Short exercise:
Transcribe the listing exactly, leaving out every picture.
===
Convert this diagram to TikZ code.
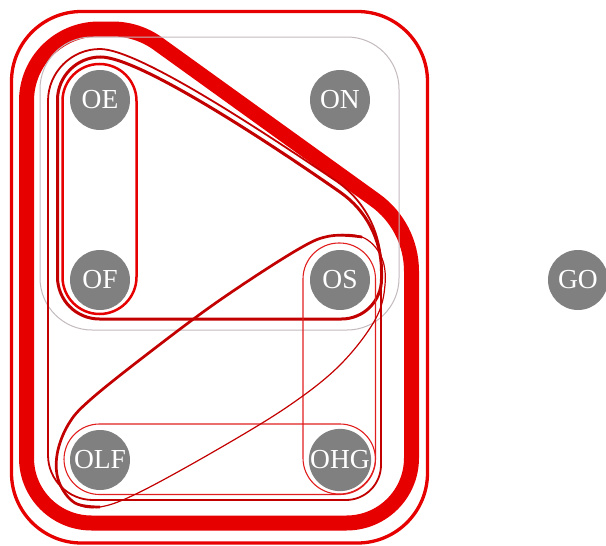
\documentclass[tikz,border=0pt]{standalone}
\usepackage{fontspec}
\setmainfont{Liberation Serif}
\definecolor{hred}{RGB}{230,0,0}
\definecolor{hdark}{RGB}{195,0,0}
\definecolor{hlight}{RGB}{225,30,30}
\definecolor{hgray}{RGB}{195,185,190}
\definecolor{nodegray}{RGB}{128,128,128}
\begin{document}
\begin{tikzpicture}[x=1pt,y=-1pt,
  hnode/.style={circle, fill=nodegray, minimum size=60pt, inner sep=0pt, text=white,
    font=\fontsize{27.5}{30}\selectfont},
  outeredge/.style={hred, line width=3.3pt},
  thickedge/.style={hred, line width=15pt},
  grayedge/.style={hgray, line width=1pt},
  darkedge/.style={hdark, line width=1.8pt},
  triedge/.style={hdark, line width=3pt},
  pilledge/.style={hred, line width=2.5pt},
  thinedge/.style={hlight, line width=1.1pt},
  lensthin/.style={hdark, line width=1.2pt},
  lensthick/.style={hdark, line width=2.7pt}]
\useasboundingbox (0,0) rectangle (606,546);
% outer hyperedge
\draw[outeredge, rounded corners=70pt] (11.5,11.5) rectangle (427.5,543);
% thick hyperedge
\draw[thickedge] (26.5,101) .. controls (26.5,61) and (59,29) .. (99,29) -- (112.5,29)
  .. controls (128.75,29) and (144.6,34.1) .. (157.8,43.6) -- (375,200)
  .. controls (398,216.5) and (411.5,243) .. (411.5,271.3) -- (411.5,458)
  .. controls (411.5,493.9) and (382.4,523) .. (346.5,523) -- (91.5,523)
  .. controls (55.6,523) and (26.5,493.9) .. (26.5,458) -- cycle;
% gray hyperedge
\draw[grayedge, rounded corners=52pt] (40,37) rectangle (399,330);
% dark thin hyperedge
\draw[darkedge] (48,101) .. controls (48,72.3) and (71.3,49) .. (100,49)
  .. controls (140,49) and (273,138.6) .. (335.3,180.4)
  .. controls (363.9,199.5) and (381,231.6) .. (381,266) -- (381,465)
  .. controls (381,484.3) and (365.3,500) .. (346,500) -- (93,500)
  .. controls (68.2,500) and (48,479.8) .. (48,455) -- cycle;
% triangle hyperedge
\draw[triedge] (57.5,100) .. controls (57.5,76.3) and (76.8,57) .. (100.5,57)
  .. controls (140,57) and (275,146.6) .. (340.5,192.4)
  .. controls (366.2,210.4) and (381.5,239.6) .. (381.5,271) -- (381.5,279)
  .. controls (381.5,301.1) and (363.6,319) .. (341.5,319) -- (99.5,319)
  .. controls (76.3,319) and (57.5,300.2) .. (57.5,277) -- cycle;
% pills
\draw[pilledge, rounded corners=37pt] (62.5,64) rectangle (136.5,314);
\draw[thinedge, rounded corners=36pt] (303,243) rectangle (375.5,494);
\draw[thinedge, rounded corners=35.5pt] (64,424) rectangle (375.5,494.5);
% lens hyperedge
\draw[lensthin] plot[smooth cycle, tension=0.6] coordinates {(57,455) (68,425) (90,400)
  (150,352) (220,300) (297,250) (330,236) (362,237) (381,256) (385,285) (375,320)
  (340,365) (290,405) (220,448) (140,492) (100,507) (75,503) (59,482)};
\draw[lensthick] plot[smooth, tension=0.6] coordinates {(100,507) (75,503) (59,482)
  (57,455) (68,425) (90,400) (150,352) (220,300) (297,250) (330,236) (362,237)};
% nodes
\node[hnode] (OE) at (100,100) {OE};
\node[hnode] (ON) at (340,100) {ON};
\node[hnode] (OF) at (100,280) {OF};
\node[hnode] (OS) at (340,280) {OS};
\node[hnode] (GO) at (578,280) {GO};
\node[hnode] (OLF) at (100,460) {OLF};
\node[hnode] (OHG) at (340,460) {OHG};
\end{tikzpicture}
\end{document}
===
Answer to this exercise:
Convert this diagram to TikZ code.
\documentclass[tikz,border=0pt]{standalone}
\usepackage{fontspec}
\setmainfont{Liberation Serif}
\definecolor{hred}{RGB}{230,0,0}
\definecolor{hdark}{RGB}{195,0,0}
\definecolor{hlight}{RGB}{225,30,30}
\definecolor{hgray}{RGB}{195,185,190}
\definecolor{nodegray}{RGB}{128,128,128}
\begin{document}
\begin{tikzpicture}[x=1pt,y=-1pt,
  hnode/.style={circle, fill=nodegray, minimum size=60pt, inner sep=0pt, text=white,
    font=\fontsize{27.5}{30}\selectfont},
  outeredge/.style={hred, line width=3.3pt},
  thickedge/.style={hred, line width=15pt},
  grayedge/.style={hgray, line width=1pt},
  darkedge/.style={hdark, line width=1.8pt},
  triedge/.style={hdark, line width=3pt},
  pilledge/.style={hred, line width=2.5pt},
  thinedge/.style={hlight, line width=1.1pt},
  lensthin/.style={hdark, line width=1.2pt},
  lensthick/.style={hdark, line width=2.7pt}]
\useasboundingbox (0,0) rectangle (606,546);
% outer hyperedge
\draw[outeredge, rounded corners=70pt] (11.5,11.5) rectangle (427.5,543);
% thick hyperedge
\draw[thickedge] (26.5,101) .. controls (26.5,61) and (59,29) .. (99,29) -- (112.5,29)
  .. controls (128.75,29) and (144.6,34.1) .. (157.8,43.6) -- (375,200)
  .. controls (398,216.5) and (411.5,243) .. (411.5,271.3) -- (411.5,458)
  .. controls (411.5,493.9) and (382.4,523) .. (346.5,523) -- (91.5,523)
  .. controls (55.6,523) and (26.5,493.9) .. (26.5,458) -- cycle;
% gray hyperedge
\draw[grayedge, rounded corners=52pt] (40,37) rectangle (399,330);
% dark thin hyperedge
\draw[darkedge] (48,101) .. controls (48,72.3) and (71.3,49) .. (100,49)
  .. controls (140,49) and (273,138.6) .. (335.3,180.4)
  .. controls (363.9,199.5) and (381,231.6) .. (381,266) -- (381,465)
  .. controls (381,484.3) and (365.3,500) .. (346,500) -- (93,500)
  .. controls (68.2,500) and (48,479.8) .. (48,455) -- cycle;
% triangle hyperedge
\draw[triedge] (57.5,100) .. controls (57.5,76.3) and (76.8,57) .. (100.5,57)
  .. controls (140,57) and (275,146.6) .. (340.5,192.4)
  .. controls (366.2,210.4) and (381.5,239.6) .. (381.5,271) -- (381.5,279)
  .. controls (381.5,301.1) and (363.6,319) .. (341.5,319) -- (99.5,319)
  .. controls (76.3,319) and (57.5,300.2) .. (57.5,277) -- cycle;
% pills
\draw[pilledge, rounded corners=37pt] (62.5,64) rectangle (136.5,314);
\draw[thinedge, rounded corners=36pt] (303,243) rectangle (375.5,494);
\draw[thinedge, rounded corners=35.5pt] (64,424) rectangle (375.5,494.5);
% lens hyperedge
\draw[lensthin] plot[smooth cycle, tension=0.6] coordinates {(57,455) (68,425) (90,400)
  (150,352) (220,300) (297,250) (330,236) (362,237) (381,256) (385,285) (375,320)
  (340,365) (290,405) (220,448) (140,492) (100,507) (75,503) (59,482)};
\draw[lensthick] plot[smooth, tension=0.6] coordinates {(100,507) (75,503) (59,482)
  (57,455) (68,425) (90,400) (150,352) (220,300) (297,250) (330,236) (362,237)};
% nodes
\node[hnode] (OE) at (100,100) {OE};
\node[hnode] (ON) at (340,100) {ON};
\node[hnode] (OF) at (100,280) {OF};
\node[hnode] (OS) at (340,280) {OS};
\node[hnode] (GO) at (578,280) {GO};
\node[hnode] (OLF) at (100,460) {OLF};
\node[hnode] (OHG) at (340,460) {OHG};
\end{tikzpicture}
\end{document}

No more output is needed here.